Are you trying to troubleshoot Azure Cache for Redis client-side issues?
This guide is for you.
Redis client issues are caused mainly by memory pressure, traffic burst, high client CPU usage, bandwidth limitation on the client-side, and larger request size or response size.
The Redis client side caching support is called Tracking. This costs memory in the server side, but sends invalidation messages only for the set of keys that the client could have in memory.
In this context, we shall look into steps to troubleshoot this Redis issue.
How to Troubleshooting Azure Cache for Redis client-side issues ?
To troubleshoot Azure Cache for Redis issues, apply the tips given below:
1. Memory pressure on Redis client
It is one of the most common causes of Azure Cache for Redis client-side issues.
Memory pressure on the client machine leads to performance issues which in turn delays the processing of responses from the cache.
Due to high memory pressure the system page data into the disk which may lead to slowing down the system.
Steps to troubleshoot:
i. Monitoring memory usage to ensure that it does not exceed available memory.
ii. Monitoring the client’s Page Faults/Sec performance counter.
iii. Spikes in page faults corresponding with request timeouts indicate memory pressure.
2. High memory pressure on the client can be troubleshot in the following ways:
i. Dig into the memory usage patterns to reduce memory consumption on the client.
ii. Upgrade the client VM to a larger size with larger memory.
3. Traffic burst
Processing of data that is already sent by the Redis Server but not yet consumed on the client-side gets delayed when there is a traffic burst. Bursts along with poor ThreadPool settings can also lead to this.
Steps to troubleshoot:
1. Monitoring the ThreadPool statistics. For this, we can use ThreadPoolLogger.
Also, we can use TimeoutException messages from StackExchange.Redis.

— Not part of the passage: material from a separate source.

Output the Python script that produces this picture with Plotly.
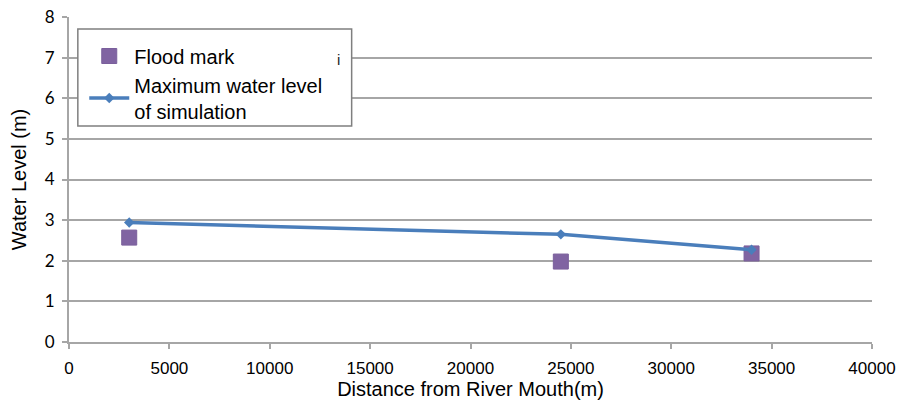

The output will look like the one given below:
System.TimeoutException: Timeout performing EVAL, inst: 8, mgr: Inactive, queue: 0, qu: 0, qs: 0, qc: 0, wr: 0, wq: 0, in: 64221, ar: 0,
IOCP: (Busy=6,Free=999,Min=2,Max=1000), WORKER: (Busy=7,Free=8184,Min=2,Max=8191)
From the above output we can check the following:
i. Whether the IOCP section and the WORKER section have a Busy value that is greater than the Min value.
ii. We can see how many bytes have been received at the client’s kernel socket layer but have not been read by the application.
We can configure the ThreadPool Settings to make sure that the thread pool scales up quickly under burst scenarios.
4. High client CPU usage
When there is High client CPU usage even if the cache sends the response quickly, the client may fail to process the response in a timely fashion.
We can monitor the client’s system-wide CPU usage using metrics available in the Azure portal or through performance counters on the machine.
To mitigate a client's high CPU usage:
i. We must Investigate what is causing CPU spikes.
ii. We can upgrade the client to a larger VM size with more CPU capacity.
5. Client-side bandwidth limitation
Bandwidth may vary for each client. If the client exceeds the available bandwidth by overloading network capacity, the data will not get processed on the client-side as quickly as the server is sending it. This situation results in timeouts.
We can monitor the Bandwidth usage with any tools like BandwidthLogger.
To mitigate Client-side bandwidth limitation:
i. We can reduce network bandwidth consumption
ii. Increase the client VM size to one with more network capacity.
6. Large request or response Size
A large request/response can also cause timeouts.
If a request ‘A’ and ‘B’ are sent quickly to the server. The server starts sending responses ‘A’ and ‘B’ quickly. Because of data transfer times, response ‘B’ must wait behind response ‘A’ times out even though the server responded quickly.
|-------- 1 Second Timeout (A)----------|
|-------- 1 Second Timeout (B) ----------|
|- Read Response A --------|
|- Read Response B-| (**TIMEOUT**)
This request/response is a difficult one to measure.
Resolutions for large response sizes:
i. We can optimize our application for a large number of small values, rather than a few large values.
ii. Increase the size of VM to get higher bandwidth capabilities
iii. We can increase the number of connection object our application uses.